Aaron Summers

Personal information
- Full name: Aaron William Summers
- Born: 24 March 1996 (age 30) Perth, Western Australia
- Batting: Right-handed
- Bowling: Right-arm fast
- Role: Bowler

Domestic team information
- 2017/18: Hobart Hurricanes (squad no. 35)
- 2018/19: Tasmania (squad no. 35)
- 2019: Karachi Kings (squad no. 35)
- 2020/21: Southern Punjab (squad no. 35)

Career statistics
| Competition | LA | T20 |
| Matches | 7 | 3 |
| Runs scored | 42 | – |
| Batting average | 14.00 | – |
| 100s/50s | 0/0 | – |
| Top score | 19 | – |
| Balls bowled | 306 | 66 |
| Wickets | 5 | 0 |
| Bowling average | 77.00 | – |
| 5 wickets in innings | 0 | – |
| 10 wickets in match | 0 | – |
| Best bowling | 3/72 | – |
| Catches/stumpings | 3/– | 1/– |
- Source: ESPNcricinfo, 31 January 2021

= Aaron Summers (cricketer) =

Australian cricketer (born 1996)

Aaron William Summers (born 24 March 1996) is an Australian former cricketer. He made his Twenty20 debut for Hobart Hurricanes in the 2017–18 Big Bash League season on 21 December 2017. He made his List A debut for Tasmania in the 2018–19 JLT One-Day Cup on 19 September 2018.

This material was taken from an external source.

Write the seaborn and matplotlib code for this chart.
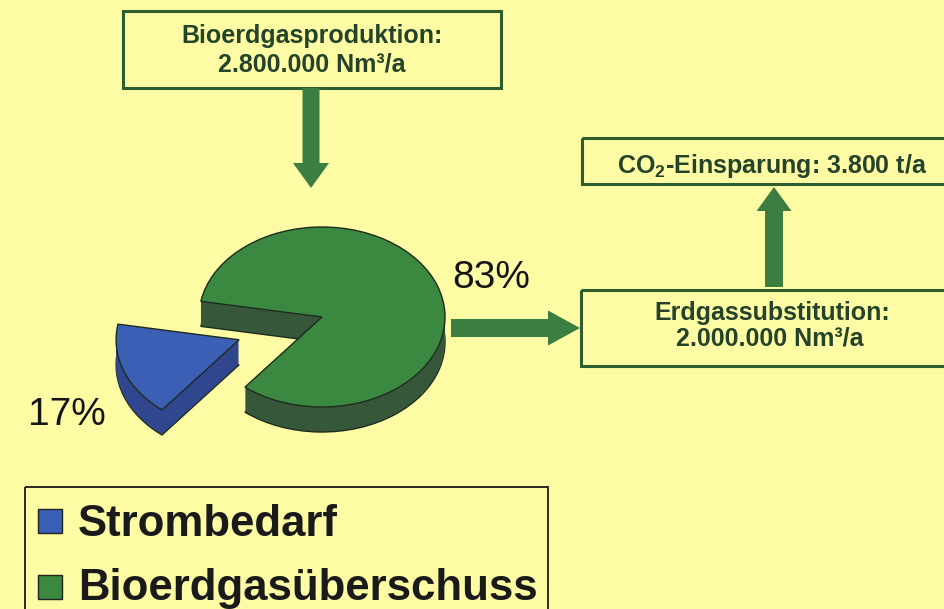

In July 2019, he was selected to play for the Belfast Titans in the inaugural edition of the Euro T20 Slam cricket tournament. However, the following month the tournament was cancelled.

In December 2020, it was announced that Summers would play in the 2020–21 Pakistan Cup, becoming the first Australian cricketer to play in a domestic cricket competition in Pakistan, after signing with Southern Punjab.

In May 2021, after playing professionally and working in Darwin, Northern Territory, Summers was arrested and charged in relation to seven counts of grooming and possessing child abuse material. In December 2021, after pleading guilty, he was jailed for three years and 11 months, and was registered as a sex offender.

After having served his jail sentence, Summers was extradited to Tasmania in April 2025 to face further charges. He pleaded not guilty to all charges in September 2025 and remained on bail. In June 2026, Summers changed his plea to guilty of two counts of penetrative sexual abuse of a child and one count of grooming with the intent of exposing a child to indecent material. Summers was sentenced to 2 and a half years in jail, however to only serve 10 months, with the rest of the term suspended.